WHAT YOU NEED TO DO: Carry none of the pictures over; set down the material below exactly.

SUPPLIED DATA:
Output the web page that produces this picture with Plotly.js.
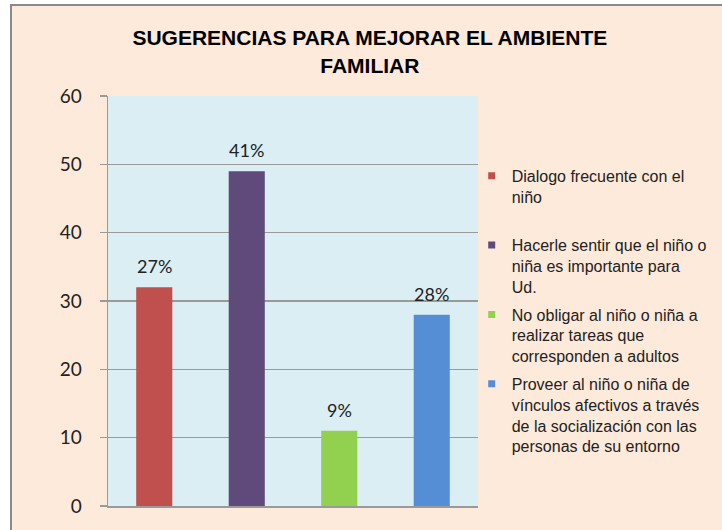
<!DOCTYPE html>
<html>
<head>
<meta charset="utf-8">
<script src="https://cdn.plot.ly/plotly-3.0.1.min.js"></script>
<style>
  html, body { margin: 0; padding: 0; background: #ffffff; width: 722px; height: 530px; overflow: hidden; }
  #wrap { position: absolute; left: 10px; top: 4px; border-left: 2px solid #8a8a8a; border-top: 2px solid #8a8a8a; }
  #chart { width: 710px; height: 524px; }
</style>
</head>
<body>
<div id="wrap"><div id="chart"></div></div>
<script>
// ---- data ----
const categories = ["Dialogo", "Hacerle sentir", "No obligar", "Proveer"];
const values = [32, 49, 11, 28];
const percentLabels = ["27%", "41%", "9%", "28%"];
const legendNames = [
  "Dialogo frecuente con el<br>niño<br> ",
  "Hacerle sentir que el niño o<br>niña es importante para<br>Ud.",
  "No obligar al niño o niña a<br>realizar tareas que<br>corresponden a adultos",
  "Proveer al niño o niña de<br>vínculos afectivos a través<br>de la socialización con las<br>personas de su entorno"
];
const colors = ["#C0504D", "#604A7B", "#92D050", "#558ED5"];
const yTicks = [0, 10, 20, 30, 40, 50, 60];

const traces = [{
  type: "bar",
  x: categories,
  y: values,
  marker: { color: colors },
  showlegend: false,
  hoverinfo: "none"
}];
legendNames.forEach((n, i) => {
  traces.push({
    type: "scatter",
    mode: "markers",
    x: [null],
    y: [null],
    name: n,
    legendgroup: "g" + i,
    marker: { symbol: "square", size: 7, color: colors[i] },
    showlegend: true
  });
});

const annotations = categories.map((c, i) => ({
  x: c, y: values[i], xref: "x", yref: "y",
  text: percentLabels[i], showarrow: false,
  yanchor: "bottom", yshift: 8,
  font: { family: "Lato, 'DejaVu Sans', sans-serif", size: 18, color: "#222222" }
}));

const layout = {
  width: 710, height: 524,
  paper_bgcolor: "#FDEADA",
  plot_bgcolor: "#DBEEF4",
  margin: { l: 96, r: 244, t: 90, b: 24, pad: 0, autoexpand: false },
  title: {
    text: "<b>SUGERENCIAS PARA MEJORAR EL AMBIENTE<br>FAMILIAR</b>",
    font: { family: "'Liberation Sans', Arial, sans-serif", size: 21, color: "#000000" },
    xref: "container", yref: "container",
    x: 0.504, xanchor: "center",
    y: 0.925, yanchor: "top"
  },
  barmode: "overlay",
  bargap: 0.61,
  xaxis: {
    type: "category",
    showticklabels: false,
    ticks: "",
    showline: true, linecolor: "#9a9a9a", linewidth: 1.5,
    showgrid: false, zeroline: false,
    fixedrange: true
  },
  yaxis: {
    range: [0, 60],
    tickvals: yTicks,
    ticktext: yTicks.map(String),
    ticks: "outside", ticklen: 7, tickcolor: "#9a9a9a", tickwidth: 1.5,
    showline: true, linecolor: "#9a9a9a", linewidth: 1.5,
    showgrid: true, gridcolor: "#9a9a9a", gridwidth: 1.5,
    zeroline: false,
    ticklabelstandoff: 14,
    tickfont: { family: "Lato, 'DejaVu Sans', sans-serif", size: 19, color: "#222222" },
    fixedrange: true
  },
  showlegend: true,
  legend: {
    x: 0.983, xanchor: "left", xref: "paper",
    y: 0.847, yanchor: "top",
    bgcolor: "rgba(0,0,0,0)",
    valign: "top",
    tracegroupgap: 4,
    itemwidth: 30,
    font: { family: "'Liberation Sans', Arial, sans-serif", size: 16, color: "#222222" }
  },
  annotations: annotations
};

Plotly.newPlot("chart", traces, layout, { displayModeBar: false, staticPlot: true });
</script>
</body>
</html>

SOLUTION TO THE PROBLEM:
Output the web page that produces this picture with Plotly.js.
<!DOCTYPE html>
<html>
<head>
<meta charset="utf-8">
<script src="https://cdn.plot.ly/plotly-3.0.1.min.js"></script>
<style>
  html, body { margin: 0; padding: 0; background: #ffffff; width: 722px; height: 530px; overflow: hidden; }
  #wrap { position: absolute; left: 10px; top: 4px; border-left: 2px solid #8a8a8a; border-top: 2px solid #8a8a8a; }
  #chart { width: 710px; height: 524px; }
</style>
</head>
<body>
<div id="wrap"><div id="chart"></div></div>
<script>
// ---- data ----
const categories = ["Dialogo", "Hacerle sentir", "No obligar", "Proveer"];
const values = [32, 49, 11, 28];
const percentLabels = ["27%", "41%", "9%", "28%"];
const legendNames = [
  "Dialogo frecuente con el<br>niño<br> ",
  "Hacerle sentir que el niño o<br>niña es importante para<br>Ud.",
  "No obligar al niño o niña a<br>realizar tareas que<br>corresponden a adultos",
  "Proveer al niño o niña de<br>vínculos afectivos a través<br>de la socialización con las<br>personas de su entorno"
];
const colors = ["#C0504D", "#604A7B", "#92D050", "#558ED5"];
const yTicks = [0, 10, 20, 30, 40, 50, 60];

const traces = [{
  type: "bar",
  x: categories,
  y: values,
  marker: { color: colors },
  showlegend: false,
  hoverinfo: "none"
}];
legendNames.forEach((n, i) => {
  traces.push({
    type: "scatter",
    mode: "markers",
    x: [null],
    y: [null],
    name: n,
    legendgroup: "g" + i,
    marker: { symbol: "square", size: 7, color: colors[i] },
    showlegend: true
  });
});

const annotations = categories.map((c, i) => ({
  x: c, y: values[i], xref: "x", yref: "y",
  text: percentLabels[i], showarrow: false,
  yanchor: "bottom", yshift: 8,
  font: { family: "Lato, 'DejaVu Sans', sans-serif", size: 18, color: "#222222" }
}));

const layout = {
  width: 710, height: 524,
  paper_bgcolor: "#FDEADA",
  plot_bgcolor: "#DBEEF4",
  margin: { l: 96, r: 244, t: 90, b: 24, pad: 0, autoexpand: false },
  title: {
    text: "<b>SUGERENCIAS PARA MEJORAR EL AMBIENTE<br>FAMILIAR</b>",
    font: { family: "'Liberation Sans', Arial, sans-serif", size: 21, color: "#000000" },
    xref: "container", yref: "container",
    x: 0.504, xanchor: "center",
    y: 0.925, yanchor: "top"
  },
  barmode: "overlay",
  bargap: 0.61,
  xaxis: {
    type: "category",
    showticklabels: false,
    ticks: "",
    showline: true, linecolor: "#9a9a9a", linewidth: 1.5,
    showgrid: false, zeroline: false,
    fixedrange: true
  },
  yaxis: {
    range: [0, 60],
    tickvals: yTicks,
    ticktext: yTicks.map(String),
    ticks: "outside", ticklen: 7, tickcolor: "#9a9a9a", tickwidth: 1.5,
    showline: true, linecolor: "#9a9a9a", linewidth: 1.5,
    showgrid: true, gridcolor: "#9a9a9a", gridwidth: 1.5,
    zeroline: false,
    ticklabelstandoff: 14,
    tickfont: { family: "Lato, 'DejaVu Sans', sans-serif", size: 19, color: "#222222" },
    fixedrange: true
  },
  showlegend: true,
  legend: {
    x: 0.983, xanchor: "left", xref: "paper",
    y: 0.847, yanchor: "top",
    bgcolor: "rgba(0,0,0,0)",
    valign: "top",
    tracegroupgap: 4,
    itemwidth: 30,
    font: { family: "'Liberation Sans', Arial, sans-serif", size: 16, color: "#222222" }
  },
  annotations: annotations
};

Plotly.newPlot("chart", traces, layout, { displayModeBar: false, staticPlot: true });
</script>
</body>
</html>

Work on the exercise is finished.